> There is an assumption that by now everyone knows what the menu in the bottom left corner does, and we are no longer in the phase of trying to teach the population to use a computer for the first time
Strong disagree, because:
> Every day there are new young people using a computer for the first time
I can assure you these people have no idea what the start button is or does... it doesn't help that it no longer even says "Start" for the last ~20 years.
We do agree. I said the first thing you quoted was the wrong approach, because of the second thing you quoted. Having it say “start”, like it used to, would help solve that.
For people complaining that "Start" isn't a great choice, perhaps there's something better, but I can't think of anything. You need a small word that implies, "Click here to do something or find something." and in that regard, I think "Start" is a good choice.
On the other hand, I think there were few ideas worse than "My Computer", etc., not the least of which is the fact that it took Windows application software about 10 years to get consistently good at handling paths with spaces in their names.
Of course, the worst UI thing Microsoft ever did was hiding file extensions by default.
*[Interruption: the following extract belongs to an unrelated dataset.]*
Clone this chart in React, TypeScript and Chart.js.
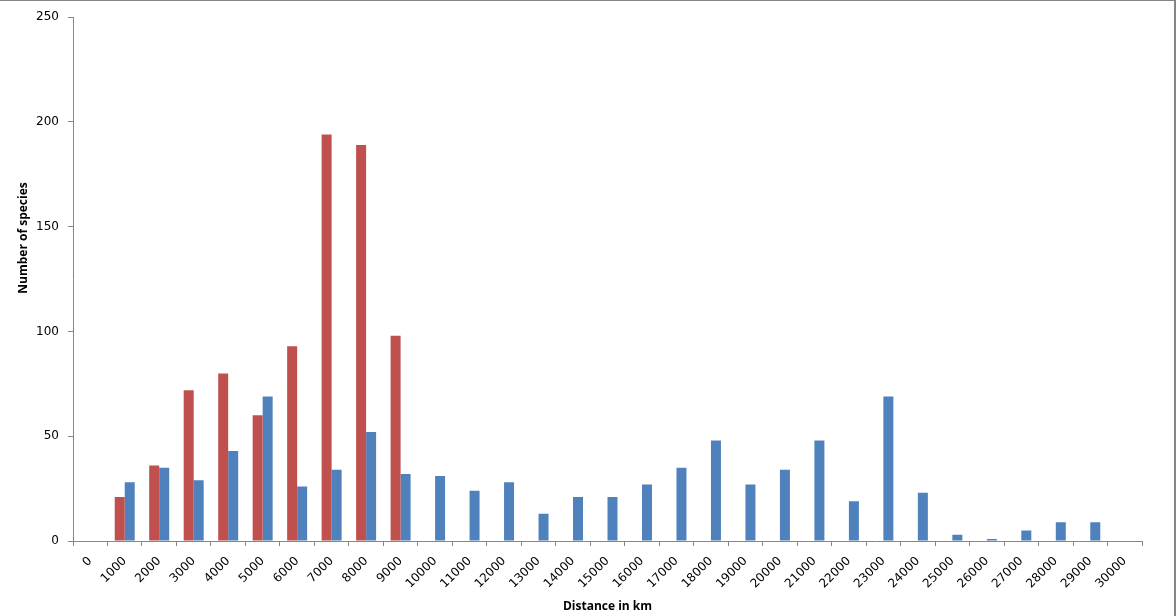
import React, { useEffect, useRef } from "react";
import { Chart, registerables } from "chart.js";

Chart.register(...registerables);

const categories = [
  "0", "1000", "2000", "3000", "4000", "5000", "6000", "7000", "8000", "9000",
  "10000", "11000", "12000", "13000", "14000", "15000", "16000", "17000", "18000", "19000",
  "20000", "21000", "22000", "23000", "24000", "25000", "26000", "27000", "28000", "29000", "30000",
];

const redSeries: (number | null)[] = [
  null, 21, 36, 72, 80, 60, 93, 194, 189, 98,
  null, null, null, null, null, null, null, null, null, null,
  null, null, null, null, null, null, null, null, null, null, null,
];

const blueSeries: (number | null)[] = [
  null, 28, 35, 29, 43, 69, 26, 34, 52, 32,
  31, 24, 28, 13, 21, 21, 27, 35, 48, 27,
  34, 48, 19, 69, 23, 3, 1, 5, 9, 9, null,
];

const yTicks = [0, 50, 100, 150, 200, 250];
const yTitle = "Number of species";
const xTitle = "Distance in km";

const yTitlePlugin = {
  id: "yTitlePlugin",
  afterDraw(chart: any) {
    const ctx = chart.ctx;
    ctx.save();
    ctx.translate(24, 237);
    ctx.rotate(-Math.PI / 2);
    ctx.font = "bold 12px 'Open Sans'";
    ctx.fillStyle = "#000000";
    ctx.textAlign = "center";
    ctx.textBaseline = "middle";
    ctx.fillText(yTitle, 0, 0);
    ctx.restore();
  },
};

export default function App() {
  const ref = useRef<HTMLCanvasElement | null>(null);

  useEffect(() => {
    if (!ref.current) return;
    const axisColor = "#868686";
    const chart = new Chart(ref.current, {
      type: "bar",
      data: {
        labels: categories,
        datasets: [
          {
            label: "Series 1",
            data: redSeries,
            backgroundColor: "#C0504D",
            categoryPercentage: 0.58,
            barPercentage: 1.0,
          },
          {
            label: "Series 2",
            data: blueSeries,
            backgroundColor: "#4F81BD",
            categoryPercentage: 0.58,
            barPercentage: 1.0,
          },
        ],
      },
      plugins: [yTitlePlugin],
      options: {
        animation: false,
        responsive: false,
        maintainAspectRatio: false,
        layout: { padding: { left: 0, top: 16, right: 32, bottom: 0 } },
        plugins: {
          legend: { display: false },
          tooltip: { enabled: false },
        },
        scales: {
          x: {
            offset: true,
            grid: {
              offset: true,
              drawOnChartArea: false,
              drawTicks: true,
              tickLength: 5,
              color: axisColor,
            },
            border: { display: true, color: axisColor, width: 1 },
            ticks: {
              autoSkip: false,
              maxRotation: 45,
              minRotation: 45,
              color: "#000000",
              font: { family: "DejaVu Sans", size: 12 },
              padding: 8,
            },
            title: {
              display: true,
              text: xTitle,
              color: "#000000",
              font: { family: "Open Sans", size: 12, weight: "bold" },
              padding: { top: 0, bottom: 2 },
            },
            afterFit: (scale: any) => {
              scale.height = 75;
            },
          },
          y: {
            min: 0,
            max: 250,
            afterBuildTicks: (scale: any) => {
              scale.ticks = yTicks.map((v) => ({ value: v }));
            },
            grid: {
              drawOnChartArea: false,
              drawTicks: true,
              tickLength: 5,
              color: axisColor,
            },
            border: { display: true, color: axisColor, width: 1 },
            ticks: {
              color: "#000000",
              font: { family: "DejaVu Sans", size: 12 },
              padding: 9,
            },
            afterFit: (scale: any) => {
              scale.width = 73;
            },
          },
        },
      },
    });
    return () => chart.destroy();
  }, []);

  return (
    <div
      style={{
        position: "fixed",
        left: 0,
        top: 0,
        width: 1176,
        height: 616,
        background: "#ffffff",
        boxSizing: "border-box",
        borderTop: "1px solid #868686",
        borderRight: "2px solid #868686",
      }}
    >
      <canvas
        ref={ref}
        width={1174}
        height={615}
        style={{ display: "block", width: 1174, height: 615 }}
      />
    </div>
  );
}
That might be the worst UI decision in all of history.
> That might be the worst UI decision in all of history.
The Windows 8 touch-first start menu with a hot corner instead of a button, applied to their Server OS, that I assume most accessed through RDP was pretty horrific.
Ok but, were you around during that time? I remember it not helping much at all to tell people what to do.
When Windows 95 first came out, they had to have a giant arrow pointing to the Start menu with an explanation of what that would do: https://a.imagem.app/Ge6OCZ.jpeg
Then they had a scrolling animation with an arrow and some text ("Click the Start button to begin") that slid in from the right side of the taskbar and pointed right at the Start button.
I was around, though I wasn’t an adult where I was following the release at the time.
The first computer I used had Windows 3.1, but I never really knew how to use it. I just played some games on it and my dad would have me feed in a stack of floppy disks for him when he had to install something big.
Windows 95 was the first OS I used and explored on my own and made sense to me.